On Friday in St. Paul, U.S. District Judge Donovan Frank signed off on a settlement between the ACLU and the school's sponsoring agency, Islamic Relief USA, removing it from the litigation, except for its request that TiZA reimburse it for nearly $1 million in legal costs.
An agreement also has been reached that will remove the Minnesota Department of Education from the suit brought by the ACLU, although the judge has yet to sign that agreement.
Now, with the ACLU and TiZA as main litigants, a trial could last five or six weeks beginning in June, Frank said from the bench Friday.
If TiZA loses, it could be on the hook to repay about $20 million in public money disbursed to the school since 2003, its attorneys said Friday.
It's not clear yet whether TiZA is insured for such losses, said School Board Chairman Mahrous Kandil.
The public school should not receive public funding if the separation between religion and state is not maintained, said Chuck Samuelson, executive director of ACLU in Minnesota.
"We think this is a fundamental issue for charter schools," Shamus O'Meara, lead attorney for TiZA, said Friday. "TiZA is doing the right thing on behalf of its population and partnering with its families to provide not only reasonable accommodations but also an excellent educational experience for its students."
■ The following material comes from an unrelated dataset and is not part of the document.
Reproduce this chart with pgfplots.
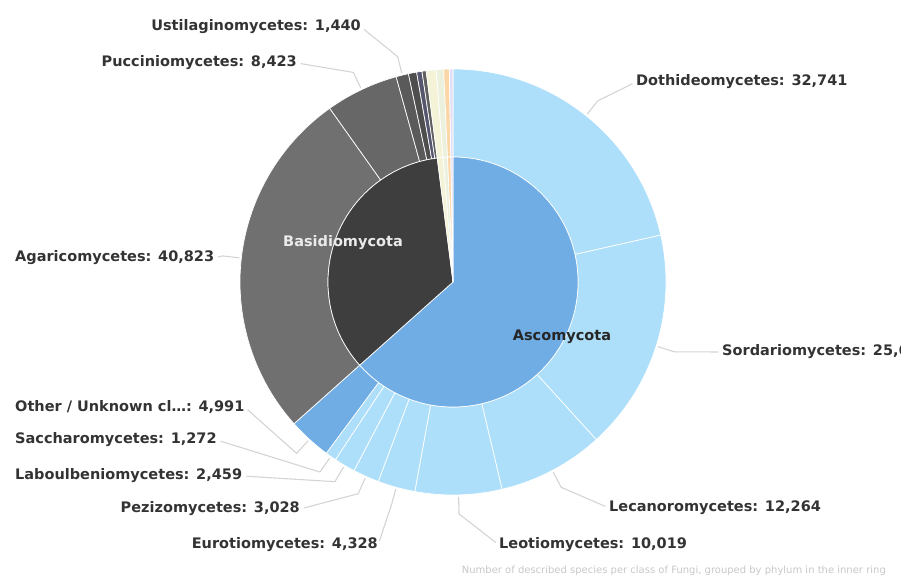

Also Friday, Frank said he was leaning toward approving requests that the school reimburse the six-figure legal costs paid by the Education Department and the nearly $1 million paid by Islamic Relief in the case. He'll rule on that later.
The Dorsey & Whitney law firm of Minneapolis has been providing volunteer lawyers for the ACLU. Samuelson said those attorneys have so far worked at least $2 million worth of labor hours. The ACLU also wants TiZA to pay legal costs, too, including for materials.
The ACLU sued TiZA in January 2009 for allegedly violating the U.S. Constitution by promoting the Islamic religion in a public school. The ACLU also sued the Education Department for failing to adequately supervise the charter school, and Islamic Relief USA.
Under the settlement approved Friday, Islamic Relief admitted no wrongdoing. The settlement terms call for Islamic Relief to pay the ACLU more than $250,000.
Under its pending settlement, the education commissioner would intensify screening of charter schools to make sure they don't illegally promote religion.
This case represents the most money spent on a case by the ACLU of Minnesota in its 50-year history, and also the most time that volunteer attorneys have put into a case, Samuelson said.
"There's been ... a war of motions," he said. "It's been a very acrimonious lawsuit."